Elder abuse is a grave concern that demands our attention. On October 9, 2023, Michigan Attorney General Dana Nessel, in partnership with the Elder Abuse Task Force (EATF), took significant steps to address this pressing issue. The Department of Attorney General has launched an updated webform to facilitate the reporting of suspected incidents of elder abuse, patient abuse, and exploitation, reaffirming their commitment to protecting the state’s elderly and vulnerable populations.
Attorney General Nessel, who initiated the Elder Abuse Task Force in 2019, stated, “I created the Elder Abuse Task Force in 2019 to bring together a comprehensive group of experts to ensure our elderly and vulnerable populations are protected from abuse. Part of that work is ensuring the tools we provide to the public, like this form, are accessible, easy to complete, and up to date.”

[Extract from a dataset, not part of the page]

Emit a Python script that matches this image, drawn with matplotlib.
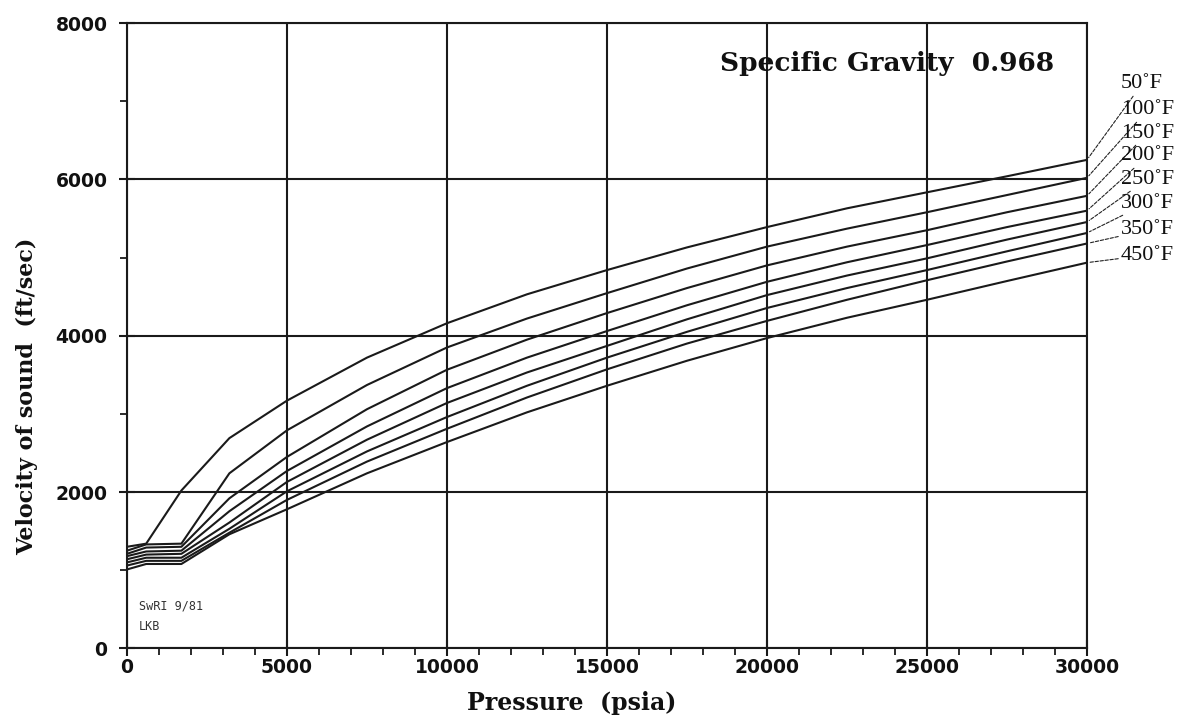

The newly updated reporting form includes sections to identify crucial information such as:
- The person being abused or in need of assistance.
- The person alleged to be responsible for the abuse.
- Whether the abuse has been previously reported to other agencies.
- Details of the abuse.
Once submitted, these complaints will be thoroughly investigated by either the Department’s Financial Crimes Division or Health Care Fraud Division, depending on the specifics of the allegation.
The Financial Crimes Division, led by Assistant Attorney General Scott Teter, also heads the EATF. On the other hand, the Health Care Fraud Division, led by Assistant Attorney General David Tanay, oversees the Department’s Sentinel Project, a vital initiative launched in 2021.
The Sentinel Project employs specially trained staff to conduct unannounced visits to long-term care facilities, seeking evidence of abuse or neglect. These visits are determined based on performance metrics, complaints, and other data, with the ultimate goal of eliminating instances of substandard care. Attorney General Nessel affirmed, “The Department of Attorney General is dedicated to detecting and addressing any neglect or abuse of loved ones residing at home or in long-term care facilities. Instances of substandard care must be eliminated, and The Sentinel Project helps accomplish that goal.”
Furthermore, the Sentinel Project Team recently met with Genesee County Sheriff Chris Swanson and other county leaders to discuss collaborative efforts between state and county law enforcement agencies to enhance training and investigation procedures concerning elder abuse in long-term care facilities. To this end, the Sentinel Project is launching a series of law enforcement trainings across the state, commencing on Thursday, October 12th in Ingham County.
Attorney General Nessel and the EATF are also working closely with the legislature to strengthen safeguards for the elderly through a series of proposed bills. These bills, including House Bills 4909-4912 and 5047, aim to:
- Ensure family members willing to serve as guardians receive due consideration.
- Require guardian and conservator certification and visitation frequency.
- Set standards for the Guardian ad Litem report to the court.
- Safeguard personal items of sentimental value from being discarded.
- Establish a right to an attorney throughout the proceedings.
- Implement additional protections before removing individuals from their homes.
- Improve the basic standard for medical testimony.
- Create an Office of State Guardian to oversee and certify guardians, among other provisions.
The Michigan Elder Abuse Task Force, which began its journey in 2019, comprises more than 55 different organizations and over 100 individuals from the public, private, and nonprofit sectors, all dedicated to combating elder abuse. Their achievements include the adoption of a Vulnerable Adult Incident Report form for statewide law enforcement investigation, along with the implementation of related training programs. In 2021, the Financial Exploitation Prevention Act was signed into law, mandating reporting by financial institutions on suspected fraud or exploitation.
It’s estimated that over 100,000 older adults in Michigan fall victim to elder abuse, with less than half of these cases reported to authorities. To encourage reporting and provide resources to those in need, Michigan residents are urged to call 800-24-ABUSE (22873) or 855-444-3911 to report suspected elder abuse.
The launch of the updated reporting form and the continued efforts of Attorney General Nessel, the Elder Abuse Task Force, and state law enforcement agencies underscore Michigan’s AG’s unwavering commitment to protecting its elderly population from abuse and exploitation, ensuring that our seniors can age with dignity and safety.